▶ _Requirements_
Search the data for the word "matplotlib" and copy every line where it occurs.
◇ ◇ ◇ ◇
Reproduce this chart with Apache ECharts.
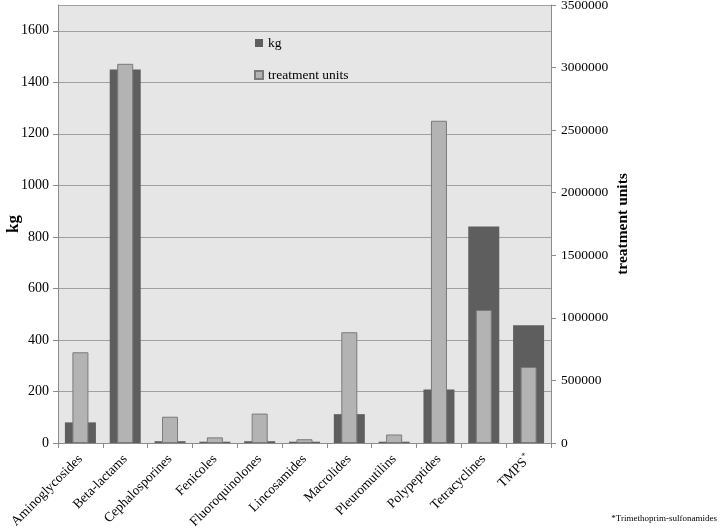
<!DOCTYPE html>
<html>
<head>
<meta charset="utf-8">
<script src="https://cdn.jsdelivr.net/npm/echarts@6/dist/echarts.min.js"></script>
<style>html,body{margin:0;padding:0;background:#fff}#c{width:720px;height:528px}</style>
</head>
<body>
<div id="c"></div>
<script>
const categories = ['Aminoglycosides','Beta-lactams','Cephalosporines','Fenicoles','Fluoroquinolones','Lincosamides','Macrolides','Pleuromutilins','Polypeptides','Tetracyclines','TMPS'];
const kgValues = [80, 1450, 7, 5, 7, 5, 112, 5, 208, 840, 457];
const treatmentUnits = [725000, 3030000, 210000, 45000, 235000, 30000, 885000, 68000, 2575000, 1063000, 607000];
const leftTicks = {min: 0, max: 1700, interval: 200};
const rightTicks = {min: 0, max: 3500000, interval: 500000};

const font = 'Liberation Serif';
const chart = echarts.init(document.getElementById('c'));
const axisCol = '#8c8c8c';
chart.setOption({
  animation: false,
  textStyle: {fontFamily: font},
  grid: {left: 58, right: 169, top: 5, bottom: 85, show: true, backgroundColor: '#e6e6e6', borderWidth: 0, containLabel: false, outerBoundsMode: 'none'},
  legend: {
    orient: 'vertical', left: 249, top: 31, itemGap: 18, itemWidth: 8, itemHeight: 8,
    textStyle: {fontFamily: font, fontSize: 13.5, color: '#000'},
    data: [{name: 'kg', icon: 'rect'}, {name: 'treatment units', icon: 'rect'}]
  },
  xAxis: [{
    type: 'category', data: categories,
    axisLine: {lineStyle: {color: axisCol}},
    axisTick: {show: true, length: 5, lineStyle: {color: axisCol}},
    axisLabel: {
      rotate: 45, margin: 14, fontFamily: font, fontSize: 13.5, color: '#000',
      formatter: v => v === 'TMPS' ? 'TMPS{sup|*}' : v,
      rich: {sup: {fontSize: 8, verticalAlign: 'top', padding: [0,0,8,1], fontFamily: font, color: '#000'}}
    }
  }, {
    type: 'category', data: categories, show: false
  }],
  yAxis: [{
    type: 'value', min: leftTicks.min, max: leftTicks.max, interval: leftTicks.interval,
    name: 'kg', nameLocation: 'middle', nameGap: 36, nameRotate: 90, nameMoveOverlap: false,
    nameTextStyle: {fontFamily: font, fontSize: 17, fontWeight: 'bold', color: '#000'},
    axisLine: {show: true, lineStyle: {color: axisCol}},
    axisTick: {show: true, length: 5, lineStyle: {color: axisCol}},
    axisLabel: {showMaxLabel: false, margin: 9, fontFamily: font, fontSize: 14, color: '#000', formatter: v => String(v)},
    splitLine: {show: true, lineStyle: {color: '#a0a0a0', width: 1}}
  }, {
    type: 'value', position: 'right', min: rightTicks.min, max: rightTicks.max, interval: rightTicks.interval,
    name: 'treatment units', nameLocation: 'middle', nameGap: 64, nameRotate: 90, nameMoveOverlap: false,
    nameTextStyle: {fontFamily: font, fontSize: 15.5, fontWeight: 'bold', color: '#000'},
    axisLine: {show: true, lineStyle: {color: axisCol}},
    axisTick: {show: true, length: 5, lineStyle: {color: axisCol}},
    axisLabel: {margin: 10, fontFamily: font, fontSize: 13.5, color: '#000', formatter: v => String(v)},
    splitLine: {show: false}
  }],
  series: [{
    name: 'kg', type: 'bar', xAxisIndex: 0, yAxisIndex: 0, data: kgValues, barWidth: 31, z: 2,
    itemStyle: {color: '#5e5e5e'}
  }, {
    name: 'treatment units', type: 'bar', xAxisIndex: 1, yAxisIndex: 1, data: treatmentUnits, barWidth: 16, z: 3,
    itemStyle: {color: '#b3b3b3', borderColor: '#7a7a7a', borderWidth: 1}
  }],
  graphic: [{
    type: 'text', right: 3, bottom: 5,
    style: {text: '*Trimethoprim-sulfonamides', fontFamily: font, fontSize: 9, fill: '#000'}
  }]
});
</script>
</body>
</html>
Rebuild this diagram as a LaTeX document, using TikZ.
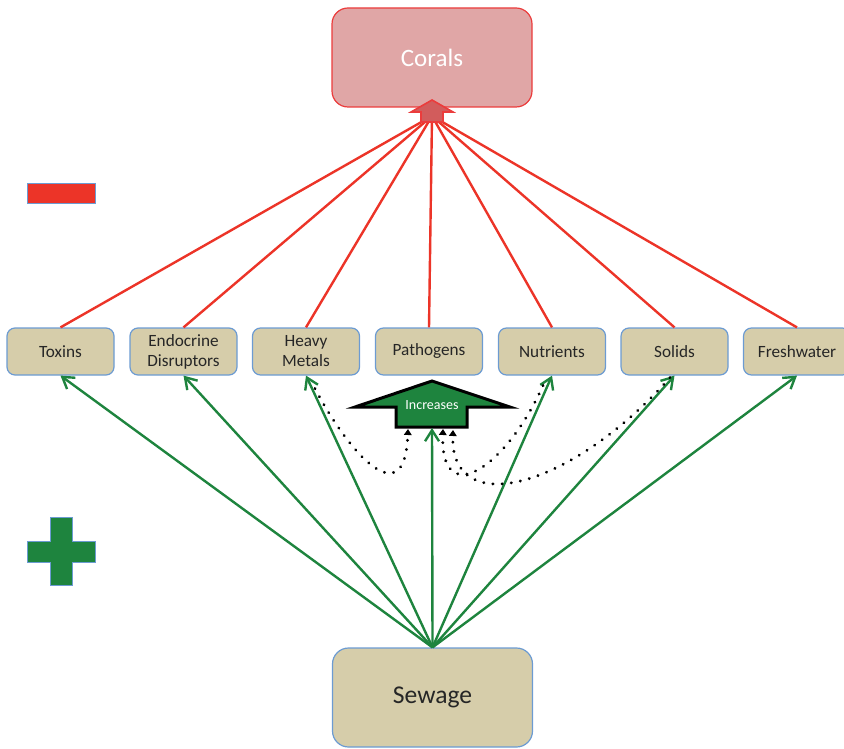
\documentclass[tikz,border=0pt]{standalone}
\usepackage{fontspec}
\setmainfont{Carlito}
\usetikzlibrary{arrows.meta}

\definecolor{boxfill}{RGB}{214,205,170}
\definecolor{boxline}{RGB}{108,155,210}
\definecolor{coralfill}{RGB}{224,166,166}
\definecolor{coralline}{RGB}{235,60,60}
\definecolor{coralarrow}{RGB}{210,92,92}
\definecolor{negred}{RGB}{236,52,40}
\definecolor{posgreen}{RGB}{30,132,62}

\begin{document}
\begin{tikzpicture}[x=0.5pt,y=-0.5pt,
  box/.style={draw=boxline, fill=boxfill, rounded corners=4pt, line width=0.6pt, minimum width=53.5pt, minimum height=23.5pt, align=center, inner sep=1pt, text=black!85, font=\fontsize{8.6}{10}\selectfont},
  bigbox/.style={box, rounded corners=8pt, minimum width=100pt, minimum height=49.5pt},
  negline/.style={draw=negred, line width=1.2pt},
  posline/.style={draw=posgreen, line width=1.2pt, -{Straight Barb[length=5.5pt,width=7pt,line width=1.2pt]}},
  feed/.style={line width=1.6pt, line cap=round, dash pattern=on 0.01pt off 4.6pt, -{Triangle[length=3pt,width=3.8pt]}}]

\useasboundingbox (0,0) rectangle (844,748);

% top and bottom
\node[bigbox, draw=coralline, fill=coralfill, text=white, font=\fontsize{12.5}{13}\selectfont] (corals) at (432,57.5) {Corals};
\node[bigbox, font=\fontsize{12.8}{14}\selectfont] (sewage) at (432.5,697.5) {Sewage};

% middle row
\node[box] (toxins) at (60.5,351.5) {Toxins};
\node[box] (endo) at (183.5,351.5) {Endocrine\\Disruptors};
\node[box] (metals) at (306,351.5) {Heavy\\Metals};
\node[box] (patho) at (429,351.5) {Pathogens};
\node[box] (nutri) at (552,351.5) {Nutrients};
\node[box] (solids) at (674.5,351.5) {Solids};
\node[box] (fresh) at (797,351.5) {Freshwater};

% negative links to corals
\coordinate (hit) at (432,116);
\foreach \n in {toxins,endo,metals,patho,nutri,solids,fresh}
  \draw[negline] (\n.north) -- (hit);
\draw[draw=coralline, fill=coralarrow, line width=0.8pt] (432,100) -- (453,112) -- (443,112) -- (443,122) -- (421,122) -- (421,112) -- (411,112) -- cycle;

% increases arrow
\draw[fill=posgreen, line width=1.5pt, line join=miter] (432,381) -- (510,407) -- (467,407) -- (467,427) -- (396,427) -- (396,407) -- (355,407) -- cycle;
\node[text=white, font=\fontsize{7}{8}\selectfont] (inc) at (432,405) {Increases};
\coordinate (incbase) at (432,428);
\coordinate (incA) at (408,429);
\coordinate (incB) at (443,429);
\coordinate (incC) at (453,430);

% positive links from sewage
\foreach \n in {toxins,endo,metals,nutri,solids,fresh}
  \draw[posline] (sewage.north) -- (\n.south);
\draw[posline] (sewage.north) -- (incbase);

% feedback into pathogens
\draw[feed] ([xshift=4.5pt,yshift=-6.5pt]metals.south) .. controls (350,455) and (405,515) .. (incA);
\draw[feed] ([xshift=-4.5pt,yshift=-5pt]nutri.south) .. controls (505,470) and (440,510) .. (incB);
\draw[feed] ([xshift=-2.25pt,yshift=-1pt]solids.south) .. controls (570,490) and (450,520) .. (incC);

% signs
\draw[draw=boxline, fill=negred, line width=0.5pt] (27,184) rectangle (95,204);
\draw[draw=boxline, fill=posgreen, line width=0.5pt] (50,517) -- (72,517) -- (72,541) -- (95,541) -- (95,562) -- (72,562) -- (72,585) -- (50,585) -- (50,562) -- (27,562) -- (27,541) -- (50,541) -- cycle;

\end{tikzpicture}
\end{document}
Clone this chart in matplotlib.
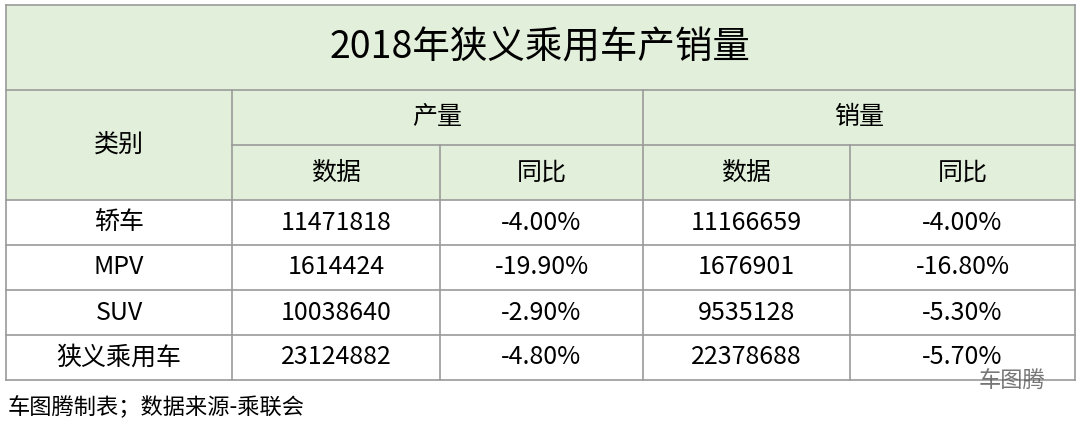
import matplotlib.pyplot as plt
from matplotlib.patches import Rectangle

plt.rcParams['font.family'] = ['Noto Sans CJK SC', 'DejaVu Sans']

title = "2018年狭义乘用车产销量"
groups = ["产量", "销量"]
sub_headers = ["数据", "同比", "数据", "同比"]
categories = ["轿车", "MPV", "SUV", "狭义乘用车"]
prod_values = [11471818, 1614424, 10038640, 23124882]
prod_yoy = ["-4.00%", "-19.90%", "-2.90%", "-4.80%"]
sales_values = [11166659, 1676901, 9535128, 22378688]
sales_yoy = ["-4.00%", "-16.80%", "-5.30%", "-5.70%"]
footer = "车图腾制表；数据来源-乘联会"

W, H = 1080, 429
fig = plt.figure(figsize=(W / 100, H / 100), dpi=100)
ax = fig.add_axes([0, 0, 1, 1])
ax.set_xlim(0, W)
ax.set_ylim(H, 0)
ax.axis('off')

green = '#e2efda'
line_c = '#9a9a9a'
cols = [6, 232, 440, 643, 850, 1075]
rows = [5, 90, 145, 200, 245, 290, 335, 380]

ax.add_patch(Rectangle((cols[0], rows[0]), cols[-1] - cols[0], rows[3] - rows[0],
                       facecolor=green, edgecolor='none'))

lw = 1.2
for y in [rows[0], rows[1], rows[3], rows[4], rows[5], rows[6], rows[7]]:
    ax.plot([cols[0], cols[-1]], [y, y], color=line_c, lw=lw)
ax.plot([cols[1], cols[-1]], [rows[2], rows[2]], color=line_c, lw=lw)
ax.plot([cols[0], cols[0]], [rows[0], rows[-1]], color=line_c, lw=lw)
ax.plot([cols[-1], cols[-1]], [rows[0], rows[-1]], color=line_c, lw=lw)
ax.plot([cols[1], cols[1]], [rows[1], rows[-1]], color=line_c, lw=lw)
ax.plot([cols[3], cols[3]], [rows[1], rows[-1]], color=line_c, lw=lw)
for x in [cols[2], cols[4]]:
    ax.plot([x, x], [rows[2], rows[-1]], color=line_c, lw=lw)

ax.text(W / 2, (rows[0] + rows[1]) / 2, title, ha='center', va='center', fontsize=27)
ax.text((cols[0] + cols[1]) / 2, (rows[1] + rows[3]) / 2, "类别", ha='center', va='center', fontsize=18)
for i, g in enumerate(groups):
    ax.text((cols[1 + 2 * i] + cols[3 + 2 * i]) / 2, (rows[1] + rows[2]) / 2, g,
            ha='center', va='center', fontsize=18)
for i, s in enumerate(sub_headers):
    ax.text((cols[1 + i] + cols[2 + i]) / 2, (rows[2] + rows[3]) / 2, s,
            ha='center', va='center', fontsize=18)

for r, cat in enumerate(categories):
    yc = (rows[3 + r] + rows[4 + r]) / 2
    cells = [cat, str(prod_values[r]), prod_yoy[r], str(sales_values[r]), sales_yoy[r]]
    for c, txt in enumerate(cells):
        ax.text((cols[c] + cols[c + 1]) / 2, yc, txt, ha='center', va='center', fontsize=18)

ax.text(8, 408, footer, ha='left', va='center', fontsize=16)
ax.text(1045, 381, "车图腾", ha='right', va='center', fontsize=16, color='#555555', alpha=0.8)

fig.savefig("out.png", dpi=100)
◇ ◇ ◇ ◇
▶ _Output_
Clone this chart in matplotlib.
import matplotlib.pyplot as plt
from matplotlib.patches import Rectangle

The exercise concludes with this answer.